The US and Afghanistan say they have resolved some disagreements on a bilateral security deal but differences remain.
US Secretary of State John Kerry and Afghan president Hamid Karzai held a two days of talks in Kabul on a bilateral security pact due to take effect next year.
President Karzai has failed to win security guarantees so that Afghanistan would be protected by US troops from attacks from outside. The US will not grant that as it could mire them in a war with Pakistan, the BBC reports.
But Mr Karzai appeared to have secured a US agreement not to carry out attacks on Afghan soil without first consulting the Afghan authorities, the BBC reports.

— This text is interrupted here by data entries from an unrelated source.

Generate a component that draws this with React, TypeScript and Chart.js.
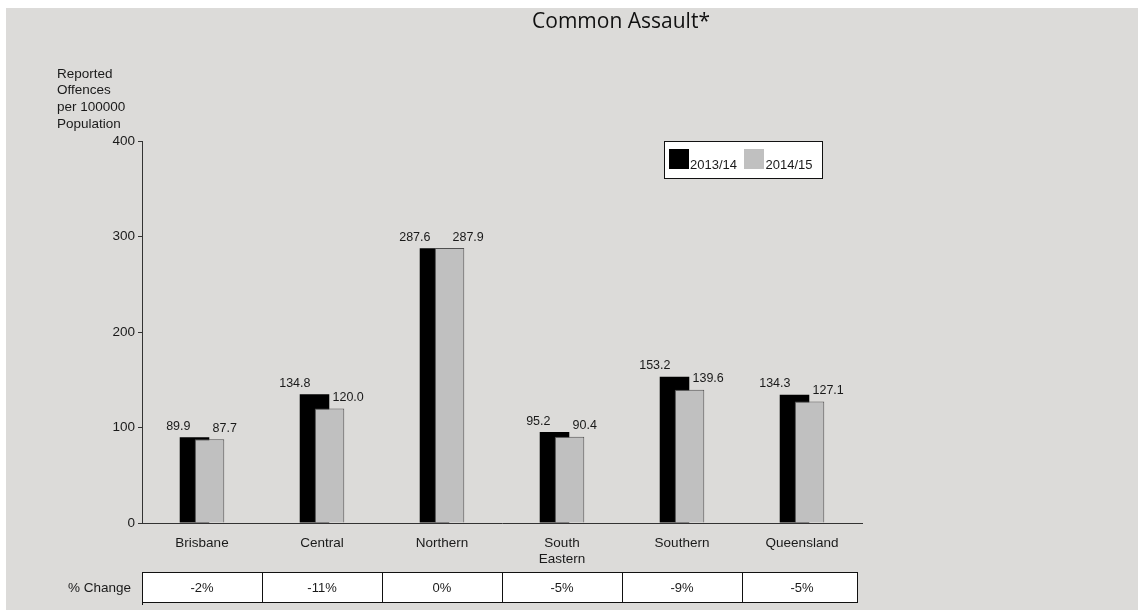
import { useEffect, useRef } from "react";
import { Chart, registerables } from "chart.js";

Chart.register(...registerables);

const chartTitle = "Common Assault*";
const yAxisTitle = ["Reported", "Offences", "per 100000", "Population"];
const categories = ["Brisbane", "Central", "Northern", "South Eastern", "Southern", "Queensland"];
const seriesLabels = ["2013/14", "2014/15"];
const values201314 = [89.9, 134.8, 287.6, 95.2, 153.2, 134.3];
const values201415 = [87.7, 120.0, 287.9, 90.4, 139.6, 127.1];
const percentChange = ["-2%", "-11%", "0%", "-5%", "-9%", "-5%"];
const tableRowLabel = "% Change";
const yMin = 0;
const yMax = 400;
const yStep = 100;

const FONT = "'Liberation Sans', Arial, Helvetica, sans-serif";
const TITLE_FONT = "'Open Sans', 'DejaVu Sans', sans-serif";
const seriesColors = ["#000000", "#c0c0c0"];
const seriesBorders = ["#000000", "#505050"];
const BG = "#dcdbd9";
const TEXT = "#1a1a1a";

const backgroundPlugin = {
  id: "bgPlugin",
  beforeDraw(chart: any) {
    const ctx = chart.ctx;
    ctx.save();
    ctx.fillStyle = "#ffffff";
    ctx.fillRect(0, 0, chart.width, chart.height);
    ctx.fillStyle = BG;
    ctx.fillRect(6, 8, chart.width - 6, chart.height - 8);
    ctx.restore();
  },
};

// draw the first series behind the second (overlapping bars)
const overlapOrderPlugin = {
  id: "overlapOrder",
  beforeDatasetDraw(chart: any, args: any) {
    if (args.index === 0) return false;
    if (args.index === 1 && chart.isDatasetVisible(0)) {
      chart.getDatasetMeta(0).controller.draw();
    }
    return true;
  },
};

const valueLabelPlugin = {
  id: "valueLabels",
  afterDatasetsDraw(chart: any) {
    const ctx = chart.ctx;
    ctx.save();
    ctx.font = `12.5px ${FONT}`;
    ctx.fillStyle = TEXT;
    ctx.textBaseline = "middle";
    chart.data.datasets.forEach((ds: any, di: number) => {
      const meta = chart.getDatasetMeta(di);
      meta.data.forEach((el: any, i: number) => {
        const v = ds.data[i];
        const txt = Number(v).toFixed(1);
        if (di === 0) {
          ctx.textAlign = "right";
          ctx.fillText(txt, el.x - 4, el.y - 11);
        } else {
          ctx.textAlign = "left";
          ctx.fillText(txt, el.x + 3, el.y - 11);
        }
      });
    });
    ctx.restore();
  },
};

const decorPlugin = {
  id: "decor",
  afterDraw(chart: any) {
    const ctx = chart.ctx;
    const area = chart.chartArea;
    const xs = chart.scales.x;
    ctx.save();

    // title
    ctx.font = `21px ${TITLE_FONT}`;
    ctx.fillStyle = "#111";
    ctx.textAlign = "center";
    ctx.textBaseline = "middle";
    ctx.fillText(chartTitle, 621, 22);

    // y axis title
    ctx.font = `13.5px ${FONT}`;
    ctx.fillStyle = TEXT;
    ctx.textAlign = "left";
    yAxisTitle.forEach((line, i) => {
      ctx.fillText(line, 57, 74 + i * 16.7);
    });

    // legend
    const lx = 664.5, ly = 141.5, lw = 158, lh = 37;
    ctx.fillStyle = "#ffffff";
    ctx.fillRect(lx, ly, lw, lh);
    ctx.strokeStyle = "#111";
    ctx.lineWidth = 1;
    ctx.strokeRect(lx, ly, lw, lh);
    ctx.font = `13px ${FONT}`;
    ctx.textBaseline = "alphabetic";
    const items = [
      { sx: 669, tx: 690 },
      { sx: 744, tx: 765.5 },
    ];
    items.forEach((it, i) => {
      ctx.fillStyle = seriesColors[i];
      ctx.fillRect(it.sx, 149, 20, 20);
      ctx.fillStyle = TEXT;
      ctx.textAlign = "left";
      ctx.fillText(seriesLabels[i], it.tx, 168.5);
    });

    // % change table
    const top = 572;
    const bottom = 602;
    const n = categories.length;
    const half = (xs.getPixelForValue(1) - xs.getPixelForValue(0)) / 2;
    const left = area.left;
    const right = area.right - 4;
    ctx.fillStyle = "#ffffff";
    ctx.fillRect(left, top, right - left, bottom - top);
    ctx.strokeStyle = "#111";
    ctx.lineWidth = 1;
    ctx.beginPath();
    ctx.moveTo(left, top + 0.5);
    ctx.lineTo(right, top + 0.5);
    ctx.moveTo(left, bottom + 0.5);
    ctx.lineTo(right, bottom + 0.5);
    ctx.moveTo(left + 0.5, top);
    ctx.lineTo(left + 0.5, bottom + 3);
    ctx.moveTo(right - 0.5, top);
    ctx.lineTo(right - 0.5, bottom);
    for (let i = 0; i < n - 1; i++) {
      const bx = Math.round(xs.getPixelForValue(i) + half) + 0.5;
      ctx.moveTo(bx, top);
      ctx.lineTo(bx, bottom);
    }
    ctx.stroke();
    ctx.font = `13px ${FONT}`;
    ctx.fillStyle = TEXT;
    ctx.textAlign = "center";
    ctx.textBaseline = "middle";
    percentChange.forEach((p, i) => {
      ctx.fillText(p, xs.getPixelForValue(i), 588);
    });
    ctx.textAlign = "right";
    ctx.font = `13.5px ${FONT}`;
    ctx.fillText(tableRowLabel, 131, 588);

    ctx.restore();
  },
};

export default function App() {
  const canvasRef = useRef<HTMLCanvasElement | null>(null);

  useEffect(() => {
    document.body.style.margin = "0";
    document.body.style.background = "#ffffff";
    const canvas = canvasRef.current;
    if (!canvas) return;
    const chart = new Chart(canvas, {
      type: "bar",
      data: {
        labels: categories,
        datasets: [
          {
            label: seriesLabels[0],
            data: values201314,
            backgroundColor: seriesColors[0],
            borderColor: seriesBorders[0],
            borderWidth: 0,
          },
          {
            label: seriesLabels[1],
            data: values201415,
            backgroundColor: seriesColors[1],
            borderColor: seriesBorders[1],
            borderWidth: 1,
          },
        ],
      },
      options: {
        responsive: false,
        animation: false,
        devicePixelRatio: 1,
        layout: { padding: { left: 0, right: 276, top: 141, bottom: 0 } },
        datasets: {
          bar: { categoryPercentage: 0.25, barPercentage: 1.97 },
        },
        plugins: {
          legend: { display: false },
          title: { display: false },
          tooltip: { enabled: false },
        },
        scales: {
          x: {
            offset: true,
            grid: { display: false, drawTicks: false },
            border: { display: true, color: "#333", width: 1 },
            ticks: {
              padding: 12,
              color: TEXT,
              font: { family: FONT, size: 13.5 },
              maxRotation: 0,
              autoSkip: false,
              callback: function (this: any, value: any) {
                const l = String(this.getLabelForValue(value));
                return l.split(" ");
              },
            },
            afterFit(scale: any) {
              scale.height = 87;
            },
          },
          y: {
            min: yMin,
            max: yMax,
            grid: {
              display: true,
              drawOnChartArea: false,
              drawTicks: true,
              tickLength: 4,
              color: "#333",
            },
            border: { display: true, color: "#333", width: 1 },
            ticks: {
              stepSize: yStep,
              padding: 3,
              color: TEXT,
              font: { family: FONT, size: 13.5 },
            },
            afterFit(scale: any) {
              scale.width = 142;
            },
          },
        },
      },
      plugins: [backgroundPlugin, overlapOrderPlugin, valueLabelPlugin, decorPlugin],
    } as any);
    return () => chart.destroy();
  }, []);

  return (
    <canvas
      ref={canvasRef}
      width={1138}
      height={610}
      style={{ display: "block", width: "1138px", height: "610px" }}
    />
  );
}
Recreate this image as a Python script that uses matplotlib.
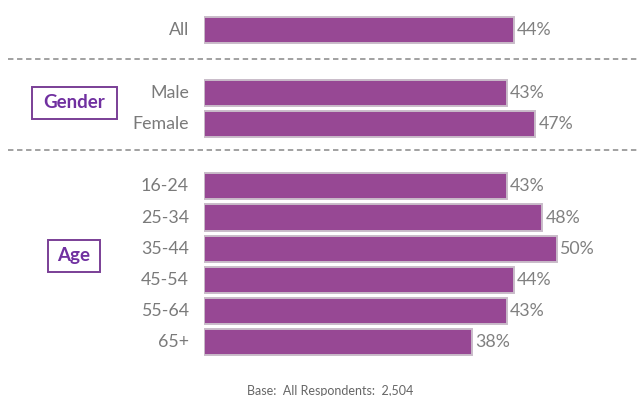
import matplotlib.pyplot as plt
import matplotlib.transforms as mtransforms
from matplotlib.patches import Rectangle

# 数据
labels = ['All', 'Male', 'Female', '16-24', '25-34', '35-44', '45-54', '55-64', '65+']
values = [44, 43, 47, 43, 48, 50, 44, 43, 38]
rows = [0, 2, 3, 5, 6, 7, 8, 9, 10]  # 分组之间空一行
groups = ['Gender', 'Age']
footer = 'Base:  All Respondents:  2,504'

plt.rcParams['font.family'] = ['Lato', 'DejaVu Sans']

W, H = 639, 396
fig = plt.figure(figsize=(W / 100, H / 100), dpi=100)
ax = fig.add_axes([204 / W, 0, 435 / W, 1])

bar_color = '#974894'
ax.barh(rows, values, height=0.84, color=bar_color, edgecolor='#c9bcc9', linewidth=1.4)
ax.set_xlim(0, 435 / 7.05)
ax.set_ylim(11.72, -0.97)
ax.axis('off')

# 类别标签和数值标签
for r, lab, v in zip(rows, labels, values):
    ax.annotate(lab, (0, r), xytext=(-15, 0), textcoords='offset pixels',
                ha='right', va='center', fontsize=12.8, color='#7a7a7a')
    ax.annotate(f'{v}%', (v, r), xytext=(3, 0), textcoords='offset pixels',
                ha='left', va='center', fontsize=12.8, color='#808080')

# 分组分隔虚线
trans = mtransforms.blended_transform_factory(fig.transFigure, ax.transData)
for y in [0.93, 3.84]:
    ax.plot([8 / W, 1], [y, y], transform=trans, clip_on=False,
            color='#9a9a9a', linewidth=1.3, linestyle=(0, (3, 2)))

# 分组标签框 (像素坐标: 左, 上, 右, 下)
boxes = [(32, 87, 117, 119), (48, 240, 100, 272)]
for name, (x0, y0, x1, y1) in zip(groups, boxes):
    fig.patches.append(Rectangle((x0 / W, 1 - y1 / H), (x1 - x0) / W, (y1 - y0) / H,
                                 transform=fig.transFigure, facecolor='white',
                                 edgecolor='#7a3f96', linewidth=1.4))
    fig.text((x0 + x1) / 2 / W, 1 - (y0 + y1) / 2 / H, name, ha='center', va='center',
             fontsize=13.5, fontweight='bold', color='#7030a0')

fig.text(330 / W, 1 - 391 / H, footer, ha='center', va='center', fontsize=9, color='#666666')

fig.savefig('out.png', dpi=100)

Mr Karzai said Afghanistan and the US were still divided over immunity for US soldiers who stay in Afghanistan after next year's NATO withdrawal.
While the exact terms partial bilateral security deal have not yet been revealed, the talks failed to resolve the contentious issue of who has jurisdiction for any crimes committed by US forces remaining in Afghanistan after 2014.
President Karzai said it would be considered later by a grand council of elders and then parliament.
But Mr Kerry said if no deal on the issue was reached, there would be no agreement to allow US troops to remain in the country after the NATO-led mission ended in 2014.
The failure to resolve this issue in Iraq led to a total withdrawal of US forces.